* What to work on: Quote every line below exactly and skip any picture.

* Collected material:

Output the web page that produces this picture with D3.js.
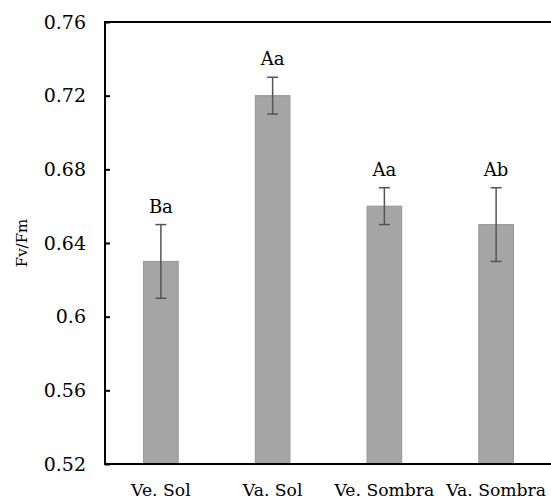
<!DOCTYPE html>
<html>
<head>
<meta charset="utf-8">
<script src="https://cdn.jsdelivr.net/npm/d3@7"></script>
<style>
  html, body { margin: 0; padding: 0; background: #fff; }
</style>
</head>
<body>
<svg id="chart" width="551" height="501"></svg>
<script>
// Fv/Fm per treatment.
const categories = ["Ve. Sol", "Va. Sol", "Ve. Sombra", "Va. Sombra"];
const means      = [0.63, 0.72, 0.66, 0.65];
const errors     = [0.02, 0.01, 0.01, 0.02];
const letters    = ["Ba", "Aa", "Aa", "Ab"];
const yTicks     = [0.52, 0.56, 0.60, 0.64, 0.68, 0.72, 0.76];

// Liberation Serif doesn't render here, DejaVu Serif does.
const SERIF = "DejaVu Serif";

const svg = d3.select("#chart")
  .attr("font-family", SERIF);
const margin = { left: 105, top: 22, right: 0, bottom: 37 };
const width = 551, height = 501;

const x = d3.scaleBand()
  .domain(categories)
  .range([margin.left, 552])
  .paddingInner(0.69)
  .paddingOuter(0.345);

const y = d3.scaleLinear()
  .domain([0.52, 0.76])
  .range([height - margin.bottom, margin.top]);

// bars
svg.append("g")
  .selectAll("rect")
  .data(categories)
  .join("rect")
  .attr("x", d => x(d))
  .attr("width", x.bandwidth())
  .attr("y", (d, i) => y(means[i]))
  .attr("height", (d, i) => y(0.52) - y(means[i]))
  .attr("fill", "#a5a5a5")
  .attr("stroke", "#969696")
  .attr("stroke-width", 1);

// error bars
const eb = svg.append("g")
  .attr("stroke", "#555")
  .attr("stroke-width", 1.5);
categories.forEach((c, i) => {
  const cx = x(c) + x.bandwidth() / 2;
  const hi = y(means[i] + errors[i]), lo = y(means[i] - errors[i]);
  eb.append("line").attr("x1", cx).attr("x2", cx).attr("y1", hi).attr("y2", lo);
  eb.append("line").attr("x1", cx - 5.5).attr("x2", cx + 5.5).attr("y1", hi).attr("y2", hi);
  eb.append("line").attr("x1", cx - 5.5).attr("x2", cx + 5.5).attr("y1", lo).attr("y2", lo);
});

// significance letters
svg.append("g")
  .selectAll("text")
  .data(categories)
  .join("text")
  .attr("x", d => x(d) + x.bandwidth() / 2)
  .attr("y", (d, i) => y(means[i] + errors[i]) - 12)
  .attr("text-anchor", "middle")
  .attr("font-size", 18)
  .text((d, i) => letters[i]);

// y axis (ticks point inward)
const yAxis = svg.append("g")
  .attr("transform", `translate(${margin.left},0)`)
  .call(d3.axisRight(y).tickValues(yTicks).tickSize(5).tickFormat(d3.format("")));
yAxis.attr("font-family", SERIF).attr("font-size", 19);
yAxis.select(".domain").remove();
yAxis.selectAll(".tick line").attr("stroke", "#000").attr("stroke-width", 2);
yAxis.selectAll(".tick text")
  .attr("x", -19)
  .attr("text-anchor", "end")
  .attr("fill", "#000");

// frame: left, bottom and top lines
const frame = svg.append("g").attr("stroke", "#000").attr("stroke-width", 2);
frame.append("line").attr("x1", margin.left).attr("x2", margin.left)
  .attr("y1", y(0.76)).attr("y2", y(0.52));
frame.append("line").attr("x1", margin.left - 1).attr("x2", width)
  .attr("y1", y(0.52)).attr("y2", y(0.52));
frame.append("line").attr("x1", margin.left - 1).attr("x2", width)
  .attr("y1", y(0.76)).attr("y2", y(0.76));

// x category labels
svg.append("g")
  .selectAll("text")
  .data(categories)
  .join("text")
  .attr("x", d => x(d) + x.bandwidth() / 2)
  .attr("y", 496)
  .attr("text-anchor", "middle")
  .attr("font-size", 17.2)
  .text(d => d);

// y axis title
svg.append("text")
  .attr("transform", `translate(27,${(y(0.52) + y(0.76)) / 2}) rotate(-90)`)
  .attr("text-anchor", "middle")
  .attr("font-size", 15)
  .text("Fv/Fm");
</script>
</body>
</html>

* Exercise solution:
Output the web page that produces this picture with D3.js.
<!DOCTYPE html>
<html>
<head>
<meta charset="utf-8">
<script src="https://cdn.jsdelivr.net/npm/d3@7"></script>
<style>
  html, body { margin: 0; padding: 0; background: #fff; }
</style>
</head>
<body>
<svg id="chart" width="551" height="501"></svg>
<script>
// Fv/Fm per treatment.
const categories = ["Ve. Sol", "Va. Sol", "Ve. Sombra", "Va. Sombra"];
const means      = [0.63, 0.72, 0.66, 0.65];
const errors     = [0.02, 0.01, 0.01, 0.02];
const letters    = ["Ba", "Aa", "Aa", "Ab"];
const yTicks     = [0.52, 0.56, 0.60, 0.64, 0.68, 0.72, 0.76];

// Liberation Serif doesn't render here, DejaVu Serif does.
const SERIF = "DejaVu Serif";

const svg = d3.select("#chart")
  .attr("font-family", SERIF);
const margin = { left: 105, top: 22, right: 0, bottom: 37 };
const width = 551, height = 501;

const x = d3.scaleBand()
  .domain(categories)
  .range([margin.left, 552])
  .paddingInner(0.69)
  .paddingOuter(0.345);

const y = d3.scaleLinear()
  .domain([0.52, 0.76])
  .range([height - margin.bottom, margin.top]);

// bars
svg.append("g")
  .selectAll("rect")
  .data(categories)
  .join("rect")
  .attr("x", d => x(d))
  .attr("width", x.bandwidth())
  .attr("y", (d, i) => y(means[i]))
  .attr("height", (d, i) => y(0.52) - y(means[i]))
  .attr("fill", "#a5a5a5")
  .attr("stroke", "#969696")
  .attr("stroke-width", 1);

// error bars
const eb = svg.append("g")
  .attr("stroke", "#555")
  .attr("stroke-width", 1.5);
categories.forEach((c, i) => {
  const cx = x(c) + x.bandwidth() / 2;
  const hi = y(means[i] + errors[i]), lo = y(means[i] - errors[i]);
  eb.append("line").attr("x1", cx).attr("x2", cx).attr("y1", hi).attr("y2", lo);
  eb.append("line").attr("x1", cx - 5.5).attr("x2", cx + 5.5).attr("y1", hi).attr("y2", hi);
  eb.append("line").attr("x1", cx - 5.5).attr("x2", cx + 5.5).attr("y1", lo).attr("y2", lo);
});

// significance letters
svg.append("g")
  .selectAll("text")
  .data(categories)
  .join("text")
  .attr("x", d => x(d) + x.bandwidth() / 2)
  .attr("y", (d, i) => y(means[i] + errors[i]) - 12)
  .attr("text-anchor", "middle")
  .attr("font-size", 18)
  .text((d, i) => letters[i]);

// y axis (ticks point inward)
const yAxis = svg.append("g")
  .attr("transform", `translate(${margin.left},0)`)
  .call(d3.axisRight(y).tickValues(yTicks).tickSize(5).tickFormat(d3.format("")));
yAxis.attr("font-family", SERIF).attr("font-size", 19);
yAxis.select(".domain").remove();
yAxis.selectAll(".tick line").attr("stroke", "#000").attr("stroke-width", 2);
yAxis.selectAll(".tick text")
  .attr("x", -19)
  .attr("text-anchor", "end")
  .attr("fill", "#000");

// frame: left, bottom and top lines
const frame = svg.append("g").attr("stroke", "#000").attr("stroke-width", 2);
frame.append("line").attr("x1", margin.left).attr("x2", margin.left)
  .attr("y1", y(0.76)).attr("y2", y(0.52));
frame.append("line").attr("x1", margin.left - 1).attr("x2", width)
  .attr("y1", y(0.52)).attr("y2", y(0.52));
frame.append("line").attr("x1", margin.left - 1).attr("x2", width)
  .attr("y1", y(0.76)).attr("y2", y(0.76));

// x category labels
svg.append("g")
  .selectAll("text")
  .data(categories)
  .join("text")
  .attr("x", d => x(d) + x.bandwidth() / 2)
  .attr("y", 496)
  .attr("text-anchor", "middle")
  .attr("font-size", 17.2)
  .text(d => d);

// y axis title
svg.append("text")
  .attr("transform", `translate(27,${(y(0.52) + y(0.76)) / 2}) rotate(-90)`)
  .attr("text-anchor", "middle")
  .attr("font-size", 15)
  .text("Fv/Fm");
</script>
</body>
</html>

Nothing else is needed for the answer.